Take the time to read, and you'll see that's because of the physical configuration of a GFCI outlet, not because of any intrinsic safety problem.


----------



## macmikeman (Sep 12, 2005)

Tinstaafl said:


> Take the time to read, and you'll see that's because of the physical configuration of a GFCI outlet, not because of any intrinsic safety problem.


i didn't think it was an intrinsic safety problem, but rather a teeny fault to ground one.
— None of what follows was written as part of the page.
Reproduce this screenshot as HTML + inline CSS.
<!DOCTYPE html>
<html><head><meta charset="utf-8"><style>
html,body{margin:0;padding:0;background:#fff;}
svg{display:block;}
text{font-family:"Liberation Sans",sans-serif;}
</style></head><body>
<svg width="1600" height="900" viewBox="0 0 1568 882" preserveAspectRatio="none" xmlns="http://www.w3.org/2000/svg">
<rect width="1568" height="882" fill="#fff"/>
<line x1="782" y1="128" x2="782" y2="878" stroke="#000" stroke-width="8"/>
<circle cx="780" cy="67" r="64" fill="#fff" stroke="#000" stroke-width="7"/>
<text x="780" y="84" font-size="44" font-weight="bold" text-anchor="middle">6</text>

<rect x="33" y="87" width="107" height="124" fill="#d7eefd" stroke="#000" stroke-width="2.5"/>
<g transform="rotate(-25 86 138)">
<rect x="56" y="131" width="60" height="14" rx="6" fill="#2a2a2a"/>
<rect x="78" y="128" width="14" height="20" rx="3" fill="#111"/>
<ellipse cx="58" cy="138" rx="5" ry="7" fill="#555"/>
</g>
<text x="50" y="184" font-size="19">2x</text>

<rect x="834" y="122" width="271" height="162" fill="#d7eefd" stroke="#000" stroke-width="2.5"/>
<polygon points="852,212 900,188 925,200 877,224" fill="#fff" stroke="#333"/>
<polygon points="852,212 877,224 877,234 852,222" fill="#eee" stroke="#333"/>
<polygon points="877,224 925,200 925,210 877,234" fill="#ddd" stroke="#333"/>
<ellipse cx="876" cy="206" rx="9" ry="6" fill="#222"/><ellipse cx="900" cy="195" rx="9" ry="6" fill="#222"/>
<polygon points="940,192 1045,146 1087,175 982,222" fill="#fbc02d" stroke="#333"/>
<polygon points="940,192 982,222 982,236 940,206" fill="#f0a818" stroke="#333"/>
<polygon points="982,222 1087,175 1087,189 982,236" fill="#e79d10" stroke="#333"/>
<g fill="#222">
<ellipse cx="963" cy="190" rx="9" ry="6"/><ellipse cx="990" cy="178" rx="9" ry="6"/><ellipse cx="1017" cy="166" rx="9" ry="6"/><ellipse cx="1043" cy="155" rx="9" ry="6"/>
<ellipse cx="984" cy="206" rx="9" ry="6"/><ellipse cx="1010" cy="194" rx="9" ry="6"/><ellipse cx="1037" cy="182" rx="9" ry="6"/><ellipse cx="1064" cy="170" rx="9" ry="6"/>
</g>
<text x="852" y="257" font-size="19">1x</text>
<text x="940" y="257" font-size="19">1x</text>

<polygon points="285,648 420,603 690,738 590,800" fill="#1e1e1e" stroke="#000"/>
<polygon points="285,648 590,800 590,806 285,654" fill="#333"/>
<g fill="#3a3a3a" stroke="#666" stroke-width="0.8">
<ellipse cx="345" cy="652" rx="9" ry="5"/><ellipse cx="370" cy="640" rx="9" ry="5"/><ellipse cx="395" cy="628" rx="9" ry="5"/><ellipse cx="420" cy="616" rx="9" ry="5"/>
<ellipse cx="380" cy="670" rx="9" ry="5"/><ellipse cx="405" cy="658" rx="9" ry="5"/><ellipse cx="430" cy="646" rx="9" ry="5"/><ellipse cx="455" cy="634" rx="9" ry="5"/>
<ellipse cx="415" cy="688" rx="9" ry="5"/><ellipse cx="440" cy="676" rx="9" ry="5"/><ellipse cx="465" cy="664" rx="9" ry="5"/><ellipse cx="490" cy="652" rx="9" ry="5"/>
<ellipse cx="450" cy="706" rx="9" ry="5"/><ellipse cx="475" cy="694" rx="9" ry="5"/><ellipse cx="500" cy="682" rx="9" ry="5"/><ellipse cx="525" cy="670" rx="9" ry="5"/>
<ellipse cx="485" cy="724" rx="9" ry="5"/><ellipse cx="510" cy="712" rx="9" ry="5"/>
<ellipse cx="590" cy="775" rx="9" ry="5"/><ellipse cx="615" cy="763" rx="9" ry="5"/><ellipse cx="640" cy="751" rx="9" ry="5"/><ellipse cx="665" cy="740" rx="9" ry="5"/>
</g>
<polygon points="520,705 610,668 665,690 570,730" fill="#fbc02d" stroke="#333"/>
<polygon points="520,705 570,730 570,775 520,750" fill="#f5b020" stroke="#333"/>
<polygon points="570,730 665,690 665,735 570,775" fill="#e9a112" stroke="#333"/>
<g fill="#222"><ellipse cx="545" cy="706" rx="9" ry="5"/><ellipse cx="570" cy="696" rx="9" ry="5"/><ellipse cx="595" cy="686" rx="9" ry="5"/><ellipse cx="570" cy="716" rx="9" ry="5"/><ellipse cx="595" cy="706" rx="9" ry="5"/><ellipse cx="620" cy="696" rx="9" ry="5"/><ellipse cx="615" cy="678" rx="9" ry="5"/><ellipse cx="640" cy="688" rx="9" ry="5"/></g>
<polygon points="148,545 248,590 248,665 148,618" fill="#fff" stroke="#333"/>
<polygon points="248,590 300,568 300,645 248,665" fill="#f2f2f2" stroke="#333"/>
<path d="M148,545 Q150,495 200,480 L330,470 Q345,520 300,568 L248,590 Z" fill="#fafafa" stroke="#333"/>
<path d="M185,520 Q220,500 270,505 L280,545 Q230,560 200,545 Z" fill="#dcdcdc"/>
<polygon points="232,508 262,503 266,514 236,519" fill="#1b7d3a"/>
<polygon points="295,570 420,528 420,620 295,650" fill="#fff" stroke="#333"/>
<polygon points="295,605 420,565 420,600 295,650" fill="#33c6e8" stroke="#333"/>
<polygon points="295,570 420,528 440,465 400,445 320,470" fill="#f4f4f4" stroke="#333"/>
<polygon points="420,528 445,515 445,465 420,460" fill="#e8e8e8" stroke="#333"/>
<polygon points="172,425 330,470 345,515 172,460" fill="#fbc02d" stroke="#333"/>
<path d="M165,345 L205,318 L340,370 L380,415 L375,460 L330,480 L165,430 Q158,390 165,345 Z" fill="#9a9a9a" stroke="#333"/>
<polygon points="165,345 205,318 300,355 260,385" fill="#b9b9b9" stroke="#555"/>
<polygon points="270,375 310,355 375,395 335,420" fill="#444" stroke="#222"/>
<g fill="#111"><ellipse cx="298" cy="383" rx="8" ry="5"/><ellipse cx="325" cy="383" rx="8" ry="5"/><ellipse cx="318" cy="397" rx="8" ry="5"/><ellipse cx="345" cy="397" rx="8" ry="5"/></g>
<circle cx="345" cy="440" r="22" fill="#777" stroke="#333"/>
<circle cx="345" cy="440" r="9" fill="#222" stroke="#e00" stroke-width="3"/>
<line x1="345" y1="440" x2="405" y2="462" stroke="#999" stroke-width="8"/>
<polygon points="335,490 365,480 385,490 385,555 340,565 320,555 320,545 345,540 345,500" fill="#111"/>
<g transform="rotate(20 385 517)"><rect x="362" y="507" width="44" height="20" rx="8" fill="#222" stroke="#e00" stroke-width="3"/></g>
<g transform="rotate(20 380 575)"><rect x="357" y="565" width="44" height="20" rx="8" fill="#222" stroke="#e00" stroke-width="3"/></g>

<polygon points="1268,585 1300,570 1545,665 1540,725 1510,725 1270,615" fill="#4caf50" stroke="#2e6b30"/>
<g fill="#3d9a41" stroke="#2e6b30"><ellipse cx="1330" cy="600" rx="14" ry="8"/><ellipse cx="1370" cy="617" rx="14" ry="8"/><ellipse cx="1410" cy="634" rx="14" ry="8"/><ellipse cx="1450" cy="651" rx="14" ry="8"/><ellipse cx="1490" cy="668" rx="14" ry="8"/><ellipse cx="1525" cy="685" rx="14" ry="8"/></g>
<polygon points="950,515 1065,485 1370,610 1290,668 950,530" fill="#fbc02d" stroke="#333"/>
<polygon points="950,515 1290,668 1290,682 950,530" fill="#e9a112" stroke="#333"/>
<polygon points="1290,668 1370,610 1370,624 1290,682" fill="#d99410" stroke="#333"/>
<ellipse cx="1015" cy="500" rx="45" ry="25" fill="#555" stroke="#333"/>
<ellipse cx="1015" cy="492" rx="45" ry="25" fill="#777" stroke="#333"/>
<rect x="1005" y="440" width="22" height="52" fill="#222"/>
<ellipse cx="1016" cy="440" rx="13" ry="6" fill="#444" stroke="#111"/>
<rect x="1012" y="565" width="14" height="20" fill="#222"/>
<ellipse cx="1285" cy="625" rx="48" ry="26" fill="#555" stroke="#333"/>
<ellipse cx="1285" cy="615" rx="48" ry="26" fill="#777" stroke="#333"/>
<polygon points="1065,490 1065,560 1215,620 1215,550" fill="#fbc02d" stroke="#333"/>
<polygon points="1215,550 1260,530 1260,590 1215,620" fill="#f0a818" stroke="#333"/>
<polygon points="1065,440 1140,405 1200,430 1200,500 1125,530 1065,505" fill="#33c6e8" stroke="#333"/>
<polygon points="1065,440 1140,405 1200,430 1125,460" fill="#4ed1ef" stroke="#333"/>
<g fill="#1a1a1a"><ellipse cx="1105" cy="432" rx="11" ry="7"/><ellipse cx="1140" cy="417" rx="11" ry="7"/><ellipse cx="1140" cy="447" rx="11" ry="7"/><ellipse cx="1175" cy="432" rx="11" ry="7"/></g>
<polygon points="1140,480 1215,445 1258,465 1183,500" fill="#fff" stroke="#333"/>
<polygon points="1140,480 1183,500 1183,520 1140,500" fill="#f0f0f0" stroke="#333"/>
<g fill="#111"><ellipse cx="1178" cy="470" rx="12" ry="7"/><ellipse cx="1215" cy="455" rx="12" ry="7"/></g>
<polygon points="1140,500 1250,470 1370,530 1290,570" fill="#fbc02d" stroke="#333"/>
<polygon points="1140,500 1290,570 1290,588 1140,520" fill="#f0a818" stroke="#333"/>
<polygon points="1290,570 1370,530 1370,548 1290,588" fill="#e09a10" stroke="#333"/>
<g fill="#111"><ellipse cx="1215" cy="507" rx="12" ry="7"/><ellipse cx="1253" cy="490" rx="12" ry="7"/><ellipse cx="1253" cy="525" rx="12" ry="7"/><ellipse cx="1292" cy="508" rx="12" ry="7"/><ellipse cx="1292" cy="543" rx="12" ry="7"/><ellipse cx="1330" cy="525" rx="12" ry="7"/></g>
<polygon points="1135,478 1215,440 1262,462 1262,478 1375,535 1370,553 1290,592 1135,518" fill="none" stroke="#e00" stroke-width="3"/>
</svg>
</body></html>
Looking at how the clip to power is where I see a problem with arc fault breakers. :no::blink:


----------



## luckyshadow (Jun 18, 2005)

you couldn't pay me enough to even let one of those fire starters in my house much less install one!

Go ahead get some but be sure to evaluate your homeowners insurance policy to make sure it is up to date.

That "connection" to the power source is about one of the worst things I have ever seen, and I've been involved in the electrical trade for over 32 years.


----------



## Patsfanindallas (Aug 27, 2013)

I'm not an electrician, so I'm not sure what the dangers of that device could be, but wouldn't that thing have to be UL?


----------



## Tinstaafl (Jan 6, 2008)

Patsfanindallas said:


> ...wouldn't that thing have to be UL?


It is.


----------



## Patsfanindallas (Aug 27, 2013)

Tinstaafl said:


> It is.


ok then pardon my stupidity, but doesn't UL ensure it's relative safety?


----------



## Tinstaafl (Jan 6, 2008)

Yup.

I'd have to actually have one in my hands to vouch for it, but in principle I'd be comfortable using that design even without UL certification.


----------



## Inner10 (Mar 12, 2009)

luckyshadow said:


> you couldn't pay me enough to even let one of those fire starters in my house much less install one!
> 
> Go ahead get some but be sure to evaluate your homeowners insurance policy to make sure it is up to date.
> 
> That "connection" to the power source is about one of the worst things I have ever seen, and I've been involved in the electrical trade for over 32 years.


How do you feel about wagos?


----------



## macmikeman (Sep 12, 2005)




----------



## luckyshadow (Jun 18, 2005)

Inner10 said:


> How do you feel about wagos?



you don't want to know ! 
You'll not find any in my house or garages.


----------



## atvalaska (Jan 14, 2014)

seems simple enough ...I would like to install one and see...


----------